-------- Provided material --------

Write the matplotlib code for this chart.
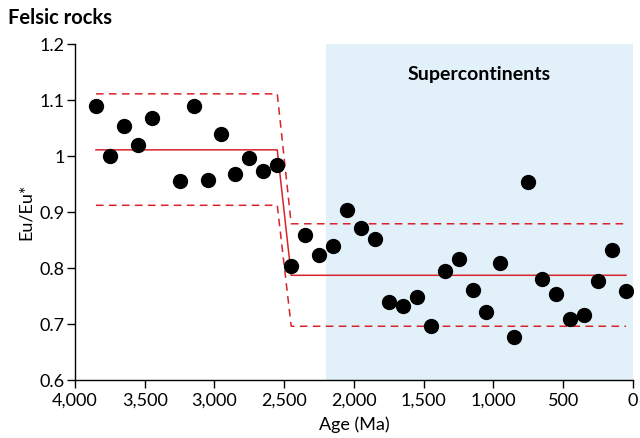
import matplotlib.pyplot as plt

plt.rcParams['font.family'] = ['Lato', 'DejaVu Sans']

# age (Ma) and Eu/Eu*
age = [3850, 3750, 3650, 3550, 3450, 3250, 3150, 3050, 2950, 2850, 2750, 2650, 2550,
       2450, 2350, 2250, 2150, 2050, 1950, 1850, 1750, 1650, 1550, 1450, 1350, 1250,
       1150, 1050, 950, 850, 750, 650, 550, 450, 350, 250, 150, 50]
eu = [1.089, 1.000, 1.054, 1.019, 1.068, 0.956, 1.089, 0.958, 1.040, 0.968, 0.996, 0.974, 0.984,
      0.803, 0.859, 0.823, 0.839, 0.904, 0.871, 0.851, 0.739, 0.733, 0.749, 0.696, 0.795, 0.816,
      0.760, 0.722, 0.809, 0.676, 0.953, 0.780, 0.754, 0.709, 0.716, 0.777, 0.832, 0.759]

# step fit (mean and +/- band)
fit_x = [3850, 2550, 2450, 50]
fit_mean = [1.011, 1.011, 0.787, 0.787]
fit_hi = [1.111, 1.111, 0.879, 0.879]
fit_lo = [0.912, 0.912, 0.696, 0.696]

super_start, super_end = 2200, 0

red = '#d9232b'

fig = plt.figure(figsize=(6.4, 4.38), dpi=100)
ax = fig.add_axes([0.1172, 0.1324, 0.8718, 0.7671])

ax.axvspan(super_start, super_end, ymin=0, ymax=1, color='#e2f1f9', lw=0, zorder=0)
ax.text(1100, 1.145, 'Supercontinents', ha='center', va='center', fontsize=14, fontweight='bold')

ax.plot(fit_x, fit_mean, color=red, lw=1.1, zorder=2)
ax.plot(fit_x, fit_hi, color=red, lw=1.1, ls=(0, (5, 3.5)), zorder=2)
ax.plot(fit_x, fit_lo, color=red, lw=1.1, ls=(0, (5, 3.5)), zorder=2)

ax.plot(age, eu, 'o', color='black', markersize=10, zorder=3)

ax.set_xlim(4000, 0)
ax.set_ylim(0.6, 1.2)
ax.set_xticks([4000, 3500, 3000, 2500, 2000, 1500, 1000, 500, 0])
ax.set_xticklabels(['4,000', '3,500', '3,000', '2,500', '2,000', '1,500', '1,000', '500', '0'])
ax.set_yticks([0.6, 0.7, 0.8, 0.9, 1.0, 1.1, 1.2])
ax.set_yticklabels(['0.6', '0.7', '0.8', '0.9', '1', '1.1', '1.2'])
ax.tick_params(direction='out', length=6, width=1, labelsize=13)
ax.tick_params(axis='x', pad=3)
ax.tick_params(axis='y', pad=1.5)

for s in ['top', 'right']:
    ax.spines[s].set_visible(False)
for s in ['left', 'bottom']:
    ax.spines[s].set_linewidth(1)

ax.set_xlabel('Age (Ma)', fontsize=13, labelpad=6)
ax.set_ylabel('Eu/Eu*', fontsize=13, labelpad=4)

fig.text(0.012, 0.96, 'Felsic rocks', fontsize=14.5, fontweight='bold', ha='left', va='center')

fig.savefig('out.png', dpi=100)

--------

▶ _The task_
Leave out any pictures and return exactly the lines from the beginning of the data through the line with "plt.rcParams['font.family'] = ['Lato', 'DejaVu", inclusive.

▶ _Written answer_
Write the matplotlib code for this chart.
import matplotlib.pyplot as plt

plt.rcParams['font.family'] = ['Lato', 'DejaVu Sans']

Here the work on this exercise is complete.